The people who participate in prescription drug trials in countries outside the U.S. often don't get access to the drug once it's approved by the FDA, according to a recent study published in JAMA Network Open

Drug trials run by American pharmaceutical companies often take place both in the U.S. and other countries. It's cheaper to run trials in lower and low-income countries, and it diversifies the trial population, NPR reported June 11. 

But once the FDA approves a drug, trial volunteers outside of the U.S. often lack access to the drug they helped test, the study found. The study was conducted by researchers at Yale School of Medicine in New Haven, Conn.; Stanford University in California; Brigham and Women's Hospital in Boston; and Memorial Sloan Kettering Cancer Center in New York City. 

Researchers looked at FDA data to see in which countries 34 drugs had been tested, then checked those countries' regulatory websites to see if the drugs were being marketed there five years after their approval, NPR reported.
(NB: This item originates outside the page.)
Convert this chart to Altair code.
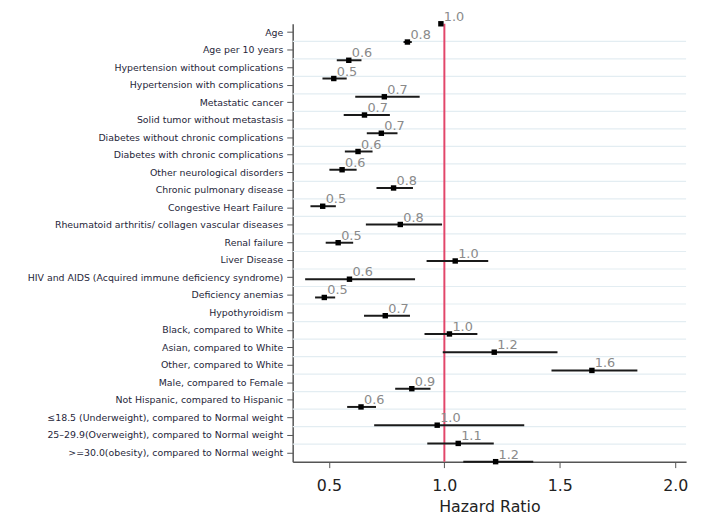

They looked at drugs made by large drugmakers that were approved in 2012 and 2014, including drugs designed to treat infectious diseases such as HIV and hepatitis C; chronic conditions such as diabetes; and cancers. 

Only five drugs had been approved in all the countries where they were tested within five years, and they were less frequently available in poorer countries included in the study, NPR reported. 
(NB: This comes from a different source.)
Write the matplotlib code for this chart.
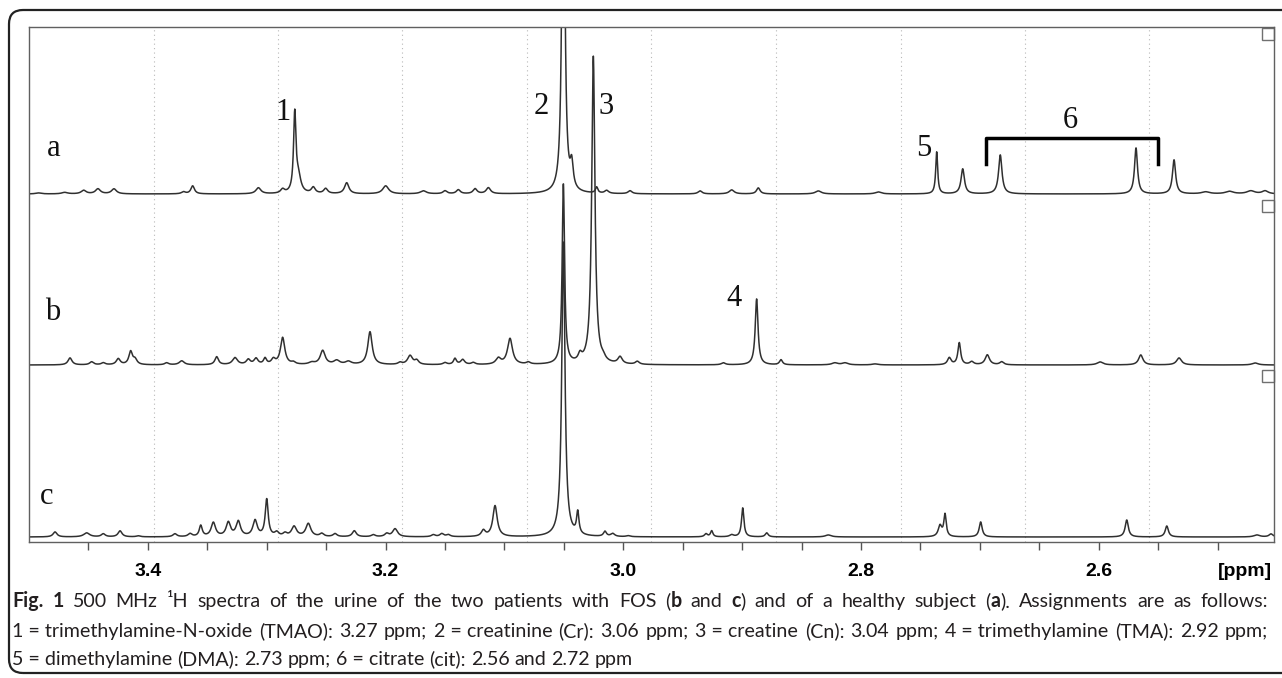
import numpy as np
import matplotlib
matplotlib.use('Agg')
import matplotlib.pyplot as plt
from matplotlib.patches import FancyBboxPatch, Rectangle
from matplotlib.transforms import IdentityTransform

# peak lists: position (ppm), height, half width (ppm)
a_ppm = [3.492, 3.470, 3.454, 3.442, 3.4285, 3.370, 3.3623, 3.307, 3.2866, 3.2764,
         3.2734, 3.2608, 3.2504, 3.2327, 3.1999, 3.1682, 3.150, 3.1388, 3.1247, 3.1135,
         3.0504, 3.0434, 3.0224, 3.014, 2.9943, 2.9354, 2.9088, 2.8864, 2.8359, 2.7854,
         2.7363, 2.7144, 2.6828, 2.5686, 2.5366, 2.510, 2.490, 2.472, 2.460]
a_hgt = [1, 1.5, 3.5, 5, 5, 2, 8, 6, 4, 78,
         16, 6, 5, 11, 8, 3, 3, 4, 5, 6,
         450, 24, 6, 3, 3, 3, 4, 6, 3, 2,
         42, 25, 39, 46, 34, 2, 2.5, 3, 3]
a_wid = [.003, .003, .0025, .0025, .0025, .002, .0018, .0025, .002, .0012,
         .0025, .002, .002, .0022, .003, .003, .002, .002, .002, .0022,
         .0013, .0015, .0012, .002, .002, .002, .0025, .0018, .003, .003,
         .0010, .0017, .0017, .0015, .0016, .004, .004, .004, .003]

b_ppm = [3.4655, 3.4473, 3.4375, 3.4249, 3.4145, 3.4108, 3.3842, 3.3715, 3.3421, 3.3267,
         3.3155, 3.309, 3.3014, 3.2944, 3.2866, 3.2776, 3.2621, 3.2529, 3.2411, 3.2313,
         3.2131, 3.1878, 3.1794, 3.1738, 3.150, 3.1416, 3.1351, 3.1262, 3.1051, 3.0953,
         3.0799, 3.0504, 3.0364, 3.0252, 3.0168, 3.0027, 2.9882, 2.9158, 2.8878, 2.8673,
         2.822, 2.8134, 2.7882, 2.7257, 2.7173, 2.7068, 2.6937, 2.6816, 2.5988, 2.5646,
         2.5324, 2.4684]
b_hgt = [7, 3, 2, 6, 13, 5, 2, 4, 8, 7,
         5, 6, 6, 5, 27, 2, 2, 14, 4, 3,
         33, 2, 9, 4, 2, 6, 5, 2, 6, 26,
         2, 180, 7, 308, 3, 7, 3, 2, 66, 5,
         2, 2, 1, 7, 22, 3, 10, 3, 3, 10,
         7, 2]
b_wid = [.002, .002, .002, .002, .0018, .002, .002, .0025, .0018, .0025,
         .002, .002, .0015, .002, .0022, .002, .003, .0025, .003, .003,
         .0022, .002, .0025, .002, .002, .0015, .002, .002, .0025, .0025,
         .002, .0012, .0018, .0016, .002, .0022, .002, .002, .0014, .0015,
         .003, .003, .003, .0018, .0014, .002, .0022, .002, .003, .0022,
         .0025, .003]

c_ppm = [3.4781, 3.4515, 3.4375, 3.4234, 3.408, 3.3772, 3.3645, 3.3555, 3.3449, 3.3323,
         3.3239, 3.3098, 3.300, 3.2916, 3.2846, 3.277, 3.265, 3.2537, 3.2425, 3.2263,
         3.2103, 3.199, 3.192, 3.1598, 3.1527, 3.1472, 3.1177, 3.1079, 3.0504, 3.0383,
         3.0154, 3.0089, 2.9958, 2.9304, 2.9256, 2.9088, 2.8995, 2.8793, 2.8275, 2.7335,
         2.7293, 2.6993, 2.5764, 2.5427, 2.4669, 2.455]
c_hgt = [5, 4, 3, 6, 1, 3, 3, 11, 14, 14,
         15, 16, 37, 4, 3, 10, 13, 3, 3, 6,
         2, 3, 8, 2, 3, 2, 6, 31, 295, 22,
         5, 3, 1, 3, 6, 2, 29, 4, 2, 11,
         22, 15, 17, 11, 2, 3]
c_wid = [.002, .003, .002, .002, .002, .002, .002, .0015, .0022, .0022,
         .0022, .0022, .0015, .002, .002, .0025, .0025, .002, .002, .002,
         .002, .002, .0025, .002, .002, .002, .002, .0022, .0016, .0012,
         .0015, .002, .002, .0015, .0012, .002, .0012, .0015, .003, .0018,
         .0012, .0015, .0016, .0016, .003, .002]

tick_pos = [3.45, 3.40, 3.35, 3.30, 3.25, 3.20, 3.15, 3.10, 3.05, 3.00,
            2.95, 2.90, 2.85, 2.80, 2.75, 2.70, 2.65, 2.60, 2.55, 2.50]
tick_lab = ['', '3.4', '', '', '', '3.2', '', '', '', '3.0',
            '', '', '', '2.8', '', '', '', '2.6', '', '']

W, H = 1282, 678
fig = plt.figure(figsize=(W / 100, H / 100), dpi=100)
ax = fig.add_axes([29 / W, 1 - 542 / H, 1245 / W, 515 / H])

x0, x1 = 3.5, 2.4525
ppm = np.linspace(x0, x1, 9000)


def spectrum(pos, hgt, wid):
    y = np.zeros_like(ppm)
    for p, h, w in zip(pos, hgt, wid):
        y += h / (1 + ((ppm - p) / w) ** 2)
    return y


# dotted grid splits the box into ten parts
for k in range(1, 10):
    ax.axvline(x0 + k * (x1 - x0) / 10, color='#b8b8b8', lw=0.8, ls=(0, (1, 3)), zorder=0)

line_kw = dict(color='#303030', lw=1.1)
ax.plot(ppm, 348 + spectrum(a_ppm, a_hgt, a_wid), **line_kw)
ax.plot(ppm, 177 + spectrum(b_ppm, b_hgt, b_wid), **line_kw)
ax.plot(ppm, 5 + spectrum(c_ppm, c_hgt, c_wid), **line_kw)

ax.set_xlim(x0, x1)
ax.set_ylim(0, 515)
ax.set_yticks([])
ax.set_xticks(tick_pos)
ax.set_xticklabels(tick_lab, fontfamily='Liberation Sans', fontweight='bold', fontsize=14)
ax.tick_params(axis='x', direction='out', length=6, width=1, color='#555555', pad=9)
for s in ax.spines.values():
    s.set_color('#606060')
    s.set_linewidth(1)

# little trace markers on the right edge
for yb in [0.9748, 0.6408, 0.3107]:
    ax.add_patch(Rectangle((0.9904, yb), 0.0096, 0.0233, transform=ax.transAxes,
                           fill=False, ec='#707070', lw=1, clip_on=False))

serif = dict(fontfamily='Liberation Serif', fontsize=22, ha='center', va='center', color='#111111')
ax.text(3.479, 394, 'a', **serif)
ax.text(3.4798, 230, 'b', **serif)
ax.text(3.4851, 45, 'c', **serif)
ax.text(3.286, 430, '1', **serif)
ax.text(3.0692, 435, '2', **serif)
ax.text(3.0148, 435, '3', **serif)
ax.text(2.9068, 244, '4', **serif)
ax.text(2.7475, 394, '5', **serif)
ax.text(2.6241, 422, '6', **serif)
ax.plot([2.6948, 2.6948, 2.5503, 2.5503], [377.7, 403.7, 403.7, 377.7], color='black', lw=2.5)

fig.text(1245 / W, 1 - 572 / H, '[ppm]', fontfamily='Liberation Sans', fontweight='bold',
         fontsize=14, ha='center', va='center')

# outer rounded frame
fig.add_artist(FancyBboxPatch((9, 5), 1300, 663, boxstyle='round,pad=0,rounding_size=14',
                              transform=IdentityTransform(), fill=False, ec='#222222', lw=1.6))

# caption, set word by word so the first two lines are justified
cap_font = 'Lato'
line1 = [[('Fig.', True)], [('1', True)], [('500', False)], [('MHz', False)], [('\u00b9H', False)],
         [('spectra', False)], [('of', False)], [('the', False)], [('urine', False)], [('of', False)],
         [('the', False)], [('two', False)], [('patients', False)], [('with', False)], [('FOS', False)],
         [('(', False), ('b', True)], [('and', False)], [('c', True), (')', False)], [('and', False)],
         [('of', False)], [('a', False)], [('healthy', False)], [('subject', False)],
         [('(', False), ('a', True), (').', False)], [('Assignments', False)], [('are', False)],
         [('as', False)], [('follows:', False)]]
line2 = [[(w, False)] for w in ['1 = trimethylamine-N-oxide', '(TMAO):', '3.27', 'ppm;', '2 = creatinine',
                                '(Cr):', '3.06', 'ppm;', '3 = creatine', '(Cn):', '3.04', 'ppm;',
                                '4 = trimethylamine', '(TMA):', '2.92', 'ppm;']]
line3 = [[(w, False)] for w in ['5 = dimethylamine', '(DMA):', '2.73', 'ppm;', '6 = citrate', '(cit):',
                                '2.56', 'and', '2.72', 'ppm']]

renderer = fig.canvas.get_renderer()


def width_of(txt, bold, fs):
    t = fig.text(0, 0, txt, fontsize=fs, fontfamily=cap_font, fontweight='bold' if bold else 'normal')
    w = t.get_window_extent(renderer).width
    t.remove()
    return w


def words_width(words, fs):
    return [[width_of(t, b, fs) for t, b in word] for word in words]


x_left, x_right = 12, 1268
base_fs = 10
nat = words_width(line3, base_fs)
nat_w = sum(sum(w) for w in nat) + (len(line3) - 1) * width_of('a a', False, base_fs) \
    - (len(line3) - 1) * width_of('aa', False, base_fs)
cap_fs = base_fs * 622 / nat_w
space_w = width_of('a a', False, cap_fs) - width_of('aa', False, cap_fs)


def put_line(words, ybase, justify):
    ws = words_width(words, cap_fs)
    total = sum(sum(w) for w in ws)
    gap = (x_right - x_left - total) / (len(words) - 1) if justify else space_w
    x = x_left
    for word, wl in zip(words, ws):
        for (txt, bold), w in zip(word, wl):
            fig.text(x / W, 1 - ybase / H, txt, fontsize=cap_fs, fontfamily=cap_font,
                     fontweight='bold' if bold else 'normal', color='#231f20', va='baseline')
            x += w
        x += gap


put_line(line1, 607, True)
put_line(line2, 637, True)
put_line(line3, 665, False)

fig.savefig('out.png', dpi=100)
The FDA-approved drugs were available in nearly half of the high income countries where they were tested, but only 9 percent of upper-middle income countries and 22 percent of lower-middle income countries. 

"The people subjecting themselves to experimentation are mostly outside the U.S. The volunteers in other countries don't get back what we get, which is the products when they're actually effective," Peter Bach, MD, a co-author of the study and director of the Center for Health and Policy Outcomes at Memorial Sloan Kettering Cancer Center, told NPR

Global health advocates have told NPR the study confirms what they've always suspected: People in lower-income countries who participate in drug trials often lack access to the drugs they helped test. But the pharmaceutical industry has disputed the study. 

A spokesperson for the Pharmaceutical Research and Manufacturers of America, the industry's biggest lobbying group, told NPR that the study "is based on incomplete and inaccurate data that severely bias the results. In fact, actual sales data show that these products launched in nearly all countries where they were tested, including most countries where the authors claim they have not launched. Furthermore, the study authors did not take into account approval delays that biopharmaceutical companies encounter in many markets around the world based on local regulatory requirements, delaying medicine availability for patients by years."

The researchers said that some delays in approval may be due to slow processes in some countries, but their conclusions remain unchanged, NPR reported. 

Manuel Martin, MD,  a physician who works with Doctors Without Borders, told NPR the issue of access is particularly prominent with COVID-19 vaccines, which weren't included in the study. 

"A lot of testing for some of the vaccines was done in developing countries, which are now at the back of the queue in gaining access," he told NPR. "Patients quite literally put their bodies on the line to test these vaccines, and now these same patients are being told they have to wait, and they can't have access as a priority."